LUCY: Wow, Gothic dudes love cross-dressing.
JONATHAN: Makes them feel all fancy. And Miss Fleetwood was up the duff, so it became really urgent to kill you off. But now everybody’s dead except you, me and the villagers. Woo hoo! Lucy, I will condescend to you and dismiss your disability, but I will also work on social reform with you and help you get more education! How about it?
LUCY: Good enough!

So, I enjoyed GREYGALLOWS. Not my very favourite Barbara Michaels (my very favourite Barbara Michaels is coming, don’t worry) but: cool book, fun that it hits on some of the topics of THE WOMAN IN WHITE with extra—that isn’t fair!—and –hey, feminism, though!

And it also deconstructs the Gothic hero a little bit: that handsome manor-owning dude brooding at the back of the ballroom with the dark lock of hair falling in his eyes who gives you tingles when he kisses your hand… still might be going to murder you. Someone is trying to kill you, and it really might be your husband.

But the thing that struck me most about GREYGALLOWS was the village. It never even gets named. And yet it was so clearly awesome. It was still loyal to the memory of Richard III, my favourite King of England. Its people barred the doors to Lucy because, hello, infectious diseases are infectious. It was pretty clear that the house and the Clare family were cursed, cursed, cursed… and the curse did come true. Old man Jenkins was clearly a secret genius. They saved the lady of the manor, and they watched the manor burn.

And yet they didn’t get much pagetime, even though they Saved the Day.

And even so they got much more pagetime than is usual with a Gothic manor. Either the Gothic manor is lonely on the moors, or lonely on the cliff (how are they getting the milk in? What in God’s name happens when all the toilet paper runs out and you’re thirty miles away from the shops…) or there IS a village and it’s just extremely cursorily mentioned. Yep, village, people post their letters there, but forget the fact there are actual people there and they probably have opinions about the lords of the manor.

Especially if there is something very… odd… about the manor and the people up there.

It all started to feel weirdly feudal. These people should be characters, and not just side characters because they weren’t nobility. If the book is set in modern times, there should be tension, because the lords of the manor don’t have the power they once did.

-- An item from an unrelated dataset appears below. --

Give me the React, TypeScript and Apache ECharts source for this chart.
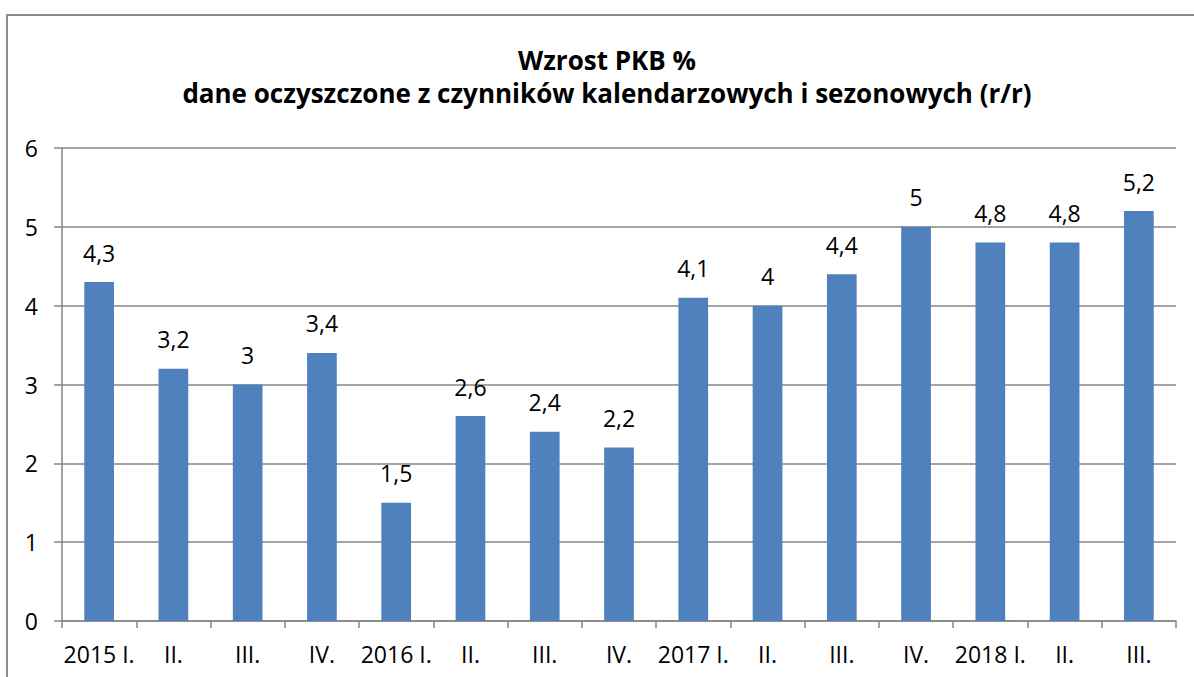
import React, { useEffect, useRef } from "react";
import * as echarts from "echarts";

const titleLines = ["Wzrost PKB %", "dane oczyszczone z czynników kalendarzowych i sezonowych (r/r)"];
const categories = [
  "2015 I.", "II.", "III.", "IV.",
  "2016 I.", "II.", "III.", "IV.",
  "2017 I.", "II.", "III.", "IV.",
  "2018 I.", "II.", "III.",
];
const values = [4.3, 3.2, 3, 3.4, 1.5, 2.6, 2.4, 2.2, 4.1, 4, 4.4, 5, 4.8, 4.8, 5.2];
const yMin = 0;
const yMax = 6;
const yStep = 1;

const FONT = "'Open Sans', 'Noto Sans', sans-serif";
const GREY = "#868686";

export default function App() {
  const ref = useRef<HTMLDivElement>(null);
  useEffect(() => {
    if (!ref.current) return;
    const chart = echarts.init(ref.current, null, { renderer: "svg" });
    chart.setOption({
      animation: false,
      backgroundColor: "#ffffff",
      textStyle: { fontFamily: FONT },
      graphic: [
        {
          type: "rect",
          shape: { x: 7, y: 15, width: 1300, height: 800 },
          style: { fill: "none", stroke: "#8c8c8c", lineWidth: 2 },
          silent: true,
        },
      ],
      title: {
        text: titleLines.join("\n"),
        left: 602,
        textAlign: "center",
        top: 38,
        textStyle: {
          fontFamily: FONT,
          fontWeight: "bold",
          fontSize: 26,
          lineHeight: 33,
          color: "#000000",
        },
      },
      grid: { left: 62, right: 18, top: 148, bottom: 56, containLabel: false },
      xAxis: {
        type: "category",
        data: categories,
        boundaryGap: true,
        axisLine: { show: true, lineStyle: { color: GREY, width: 1.5 } },
        axisTick: { show: true, interval: 0, length: 7, lineStyle: { color: GREY, width: 1.5 } },
        axisLabel: {
          interval: 0,
          color: "#000000",
          fontFamily: FONT,
          fontSize: 23,
          margin: 21,
        },
        splitLine: { show: false },
      },
      yAxis: {
        type: "value",
        min: yMin,
        max: yMax,
        interval: yStep,
        axisLine: { show: true, lineStyle: { color: GREY, width: 1.5 } },
        axisTick: { show: true, length: 8, lineStyle: { color: GREY, width: 1.5 } },
        axisLabel: {
          color: "#000000",
          fontFamily: FONT,
          fontSize: 23,
          margin: 24,
        },
        splitLine: { show: true, lineStyle: { color: GREY, width: 1.5 } },
      },
      series: [
        {
          type: "bar",
          data: values,
          barWidth: "40%",
          itemStyle: { color: "#4F81BD" },
          label: {
            show: true,
            position: "top",
            distance: 18,
            color: "#000000",
            fontFamily: FONT,
            fontSize: 23,
            formatter: (p: any) => String(p.value).replace(".", ","),
          },
        },
      ],
    });
    return () => chart.dispose();
  }, []);
  return (
    <div
      ref={ref}
      style={{ position: "absolute", left: 0, top: 0, width: 1194, height: 677 }}
    />
  );
}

And so I went around the Cotswolds, because it’s beautiful there—even the stone is gold—and I made up my own town out of bits and pieces of towns, a legend of a ghost in Evesham, a sweet shop from Broadway and a pub from Bourton-on-the-Water. Bourton-on-the-Water, Moreton-in-Marsh, the Severn Vale, Stow-on-the-Wold. Fabulous names, and I wanted a name like that.

And Sorry-in-the-Vale has secrets, and a divided attitude to the lords of the manor who have been gone so long. It’s a bit of what Stephen King calls The Peculiar Little Town – because well, that’s a lot of fun.

The Gothic manor seems to so effortlessly swallow the town in its shadow, in most books. I appreciated that it didn’t in GREYGALLOWS, and I wanted to play with a complicated relationship between Sorry-in-the-Vale and Aurimere House in UNSPOKEN.

Also, I am going to have a whole made-up MAP of Sorry-in-the-Vale. Isn’t that fancy!

Are there any made-up places that you have loved, oh internet of my heart? Do you like them or the real places better?